Havemo chiara informatione da più lati che in quella nostra cità se perde ogni forma de benvivere et anche tanta negligentia se usa in far fare le guardie, che non è senza pericolo lo facto nostro. Et primo, circha el facto dele guardie dela nocte, chi le fa le fa et fino usurpate et ingiotite in modo che, secondo siamo informati, el facto nostro non ha bene securo, le guardie del dì anchora non se fanno senza grande negligentia, in modo che la cosa passa cum pericolo cossì per lo facto dela peste come etiam del stato nostro, perché ogni homo che vole va et vene, non è interogato veruno donde vegna né chi sia né chi né come né presentato alle bollete, come se doveria fare per lo bono et securo mantenimento dela cità. Sentimo anchora che una frota de iovenazi vanno intorno la nocte senza licentia et cum le arme et non che a loro sia dicto cosa alcuna, ma essi assaltano alla fiata la famiglia del nostro podestà (1) et cometano tante insolentie che non solum se meravigliamo, ma etiam se ne dolemo grandemente.

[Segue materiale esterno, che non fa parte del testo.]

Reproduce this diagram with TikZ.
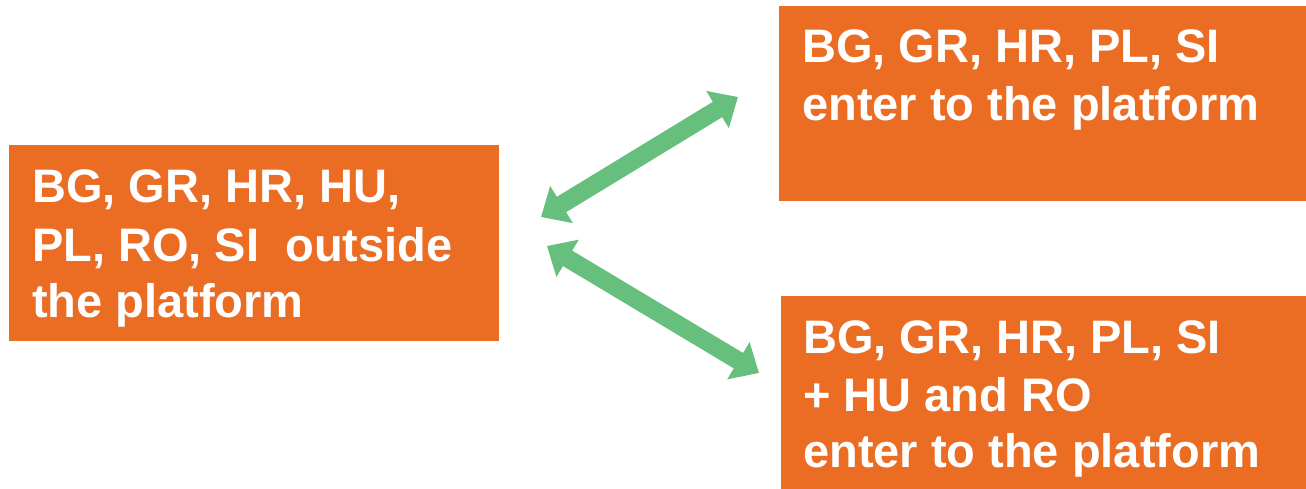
\documentclass[tikz,border=0pt]{standalone}
\usepackage{fontspec}
\setmainfont{Liberation Sans}
\usetikzlibrary{arrows.meta}
\definecolor{boxorange}{HTML}{EB6D24}
\definecolor{arrowgreen}{HTML}{66BF7D}
\tikzset{
  panel/.style={fill=boxorange, draw=none, inner sep=0pt, anchor=north west},
  txt/.style={text=white, font=\fontsize{47}{57}\selectfont\bfseries, anchor=base west, inner sep=0pt},
  link/.style={draw=arrowgreen, line width=18pt,
    {Triangle[width=42pt,length=24pt]}-{Triangle[width=42pt,length=24pt]}}
}
\begin{document}
\begin{tikzpicture}[x=1pt, y=-1pt]
  \useasboundingbox (0,0) rectangle (1306,489);

  % boxes
  \node[panel, minimum width=490pt, minimum height=196pt] (out) at (9,145) {};
  \node[panel, minimum width=527pt, minimum height=195pt] (enter) at (779,6) {};
  \node[panel, minimum width=525pt, minimum height=193pt] (enterall) at (781,296) {};

  % texts
  \node[txt] (o1) at (32,203) {BG, GR, HR, HU,};
  \node[txt] (o2) at (32,261) {PL, RO, SI\ \ outside};
  \node[txt] (o3) at (32,317) {the platform};

  \node[txt] (e1) at (802,63) {BG, GR, HR, PL, SI};
  \node[txt] (e2) at (802,121) {enter to the platform};

  \node[txt] (a1) at (803,353) {BG, GR, HR, PL, SI};
  \node[txt] (a2) at (803,411) {+ HU and RO};
  \node[txt] (a3) at (803,467) {enter to the platform};

  % arrow end points
  \coordinate (p1) at (541,217);
  \coordinate (q1) at (738,97);
  \coordinate (p2) at (547,246);
  \coordinate (q2) at (759,373);

  \draw[link] (p1) -- (q1);
  \draw[link] (p2) -- (q2);
\end{tikzpicture}
\end{document}
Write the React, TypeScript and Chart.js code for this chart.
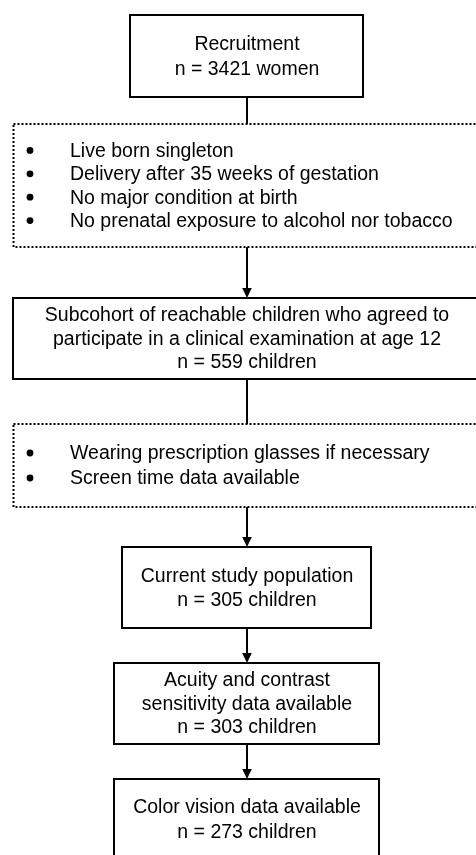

Et pensiamo più cose che potriano preiudicare al facto nostro né saperessemo may ad chi dare imputatione, se non ad chi havemo deputato in loco nostro per lo governo dela cità, come seti vuy, et pur doveresti sapere quanto havimo cara quella cità et quanto importa al facto nostro et quanto gli hanno li ochii li nostri emuli. Non sapemo nuy che dire altro, se non che ve confortiamo vogliati havere l'ochio al penello et cosiderare bene el facto nostro, el quale è vostro, et fare havere bona diligentia alle guardie, cossì dela nocte come del dì, et ch'el se sapia chi va et chi vene et dove et che et come, perché quella cità è quella dela quale facimo estimo et la quale cerchiamo mantenire, perché importa al facto nostro tanto quanto poteti intendere. Et non guardati che le cose stiano chete come stanno, perché doveti essere certi, quando li nostri emuli ne potessero preiudicare in grosso, lo fariano. Siché guardati ad tenire li ochii aperti, in modo che scandolo sinistro non possa intervenire. Mediolani, v novembris 1450.
Iohannes.


(1) Identificato come Alberto Marliani (cfr. SANTORO, Gli uffici, p. 408).